Warning: While devices such as ozone generators can technically act as a form of whole house air purification, it is not safe to actually be present in a room with an operating ozone generator. Additionally, breathing in ozone is harmful, so be wary of any air purification device that, while functional, also produces ozone as part of its process.
2. In the Corner
Placing an air purifier in an out of the way corner will allow it to trap airborne particles, keeping the room air fresh and clean. Additionally, placing your device in a corner reduces the trip hazard. Plopping one down in the middle of the room might work faster, but it would be much more inconvenient and in the way to a potentially dangerous degree if you or anyone else needed to move about freely in that room.
3. Behind the Sofa
Most air purifiers act as smoke eaters. A device reliant upon activated carbon or charcoal would be a good example of a technology that purifies by absorbing toxins into itself as opposed to allowing them to remain in the surrounding atmosphere. Placing one behind the sofa where smokers sit will remove smoke from the air and reduce the odors associated with smoking. For best results, place the air purifier near the ashtrays that get used the most often, speeding up the filtering process.

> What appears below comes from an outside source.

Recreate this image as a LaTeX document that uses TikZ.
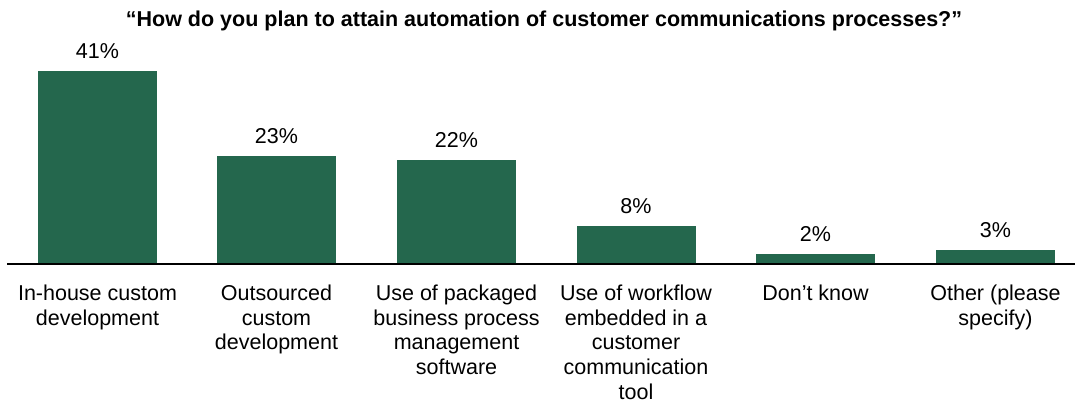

If you do opt for activated charcoal, note that you will need to dispose of it and replenish it from time to time. Also, the carbon doesn't actually purify the area of the contaminants. It simply draws gaseous matter into itself and in some cases, even allows it to solidify. When disturbed or moved enough, the solids in the powderized carbon can be released into the atmosphere once again.
4. Near the Door
A UV air purifier near the door can act as a sort of shield, filtering out bacteria and other microorganisms as they enter the room. This will help reduce possible irritants throughout the home and could be helpful for those who suffer from asthma.

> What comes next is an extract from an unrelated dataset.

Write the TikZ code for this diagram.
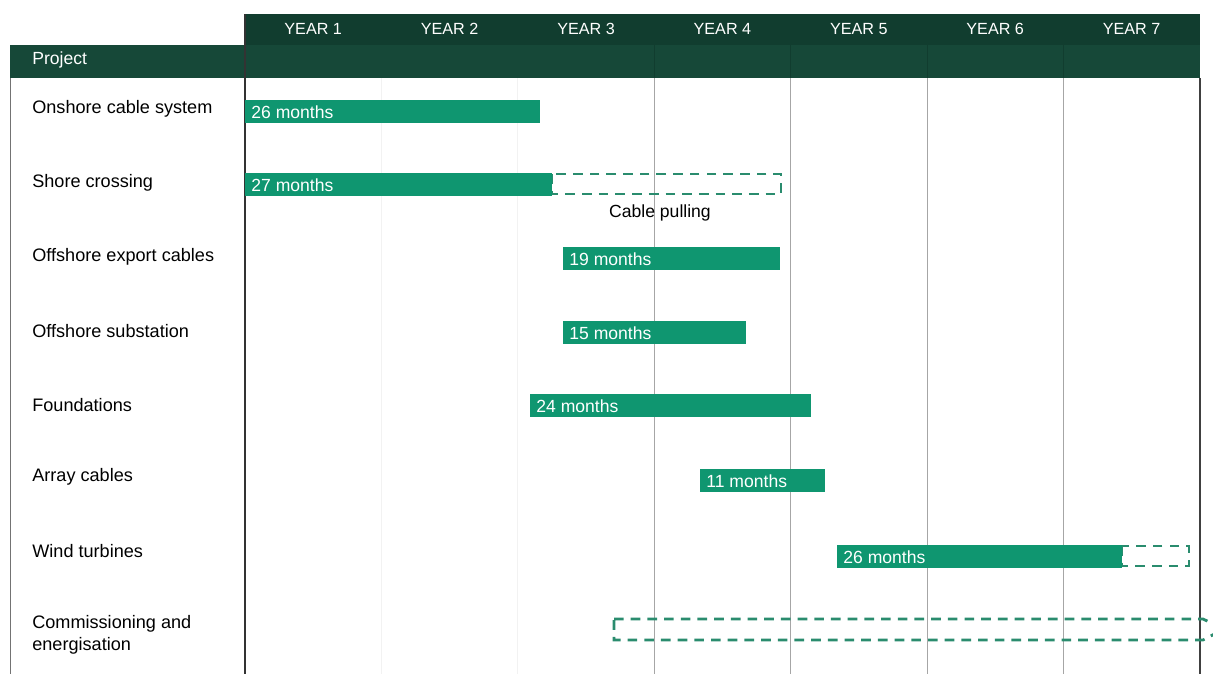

Placing a UV lamp in other contaminant-heavy areas, such as near the drainpan of an indoor cooling system, will also prevent harmful mold and irritants from forming where they normally would.
5. In the Kitchen or Bathroom
In the kitchen, use both a UV lamp and a HEPA filter. Place the unit near the stove or a few feet away from the trash can. The two rooms of your home that generate the most odors and host more forms of bacteria are the kitchen and the bathroom. Because of the suitability for bacterial growth, having a UV air purifier is almost a necessity, and the HEPA combination will remove all those dead microbes from the air so that you are only breathing clean, fresh air.
Place the air purifier so that it is near the worst sources of odors. While not all contaminants have an odor, many of the usual household culprits do. If you have a baby or small child in the home, a small UV air purifier in the child's room will help him or her sleep more safely. In general, try to keep the air purifier in an area that gets a good amount of air flow, so that it is able to filter as much debris out of the air as possible.
Once you have an air purifier installed, keep in mind that the filters need to be cleaned regularly. Some air purifiers have a light that indicates a dirty filter, but others need one to regularly check the filter condition. Be sure to follow any specific manufacturer instructions where disassembly and cleaning of any individual devices are concerned.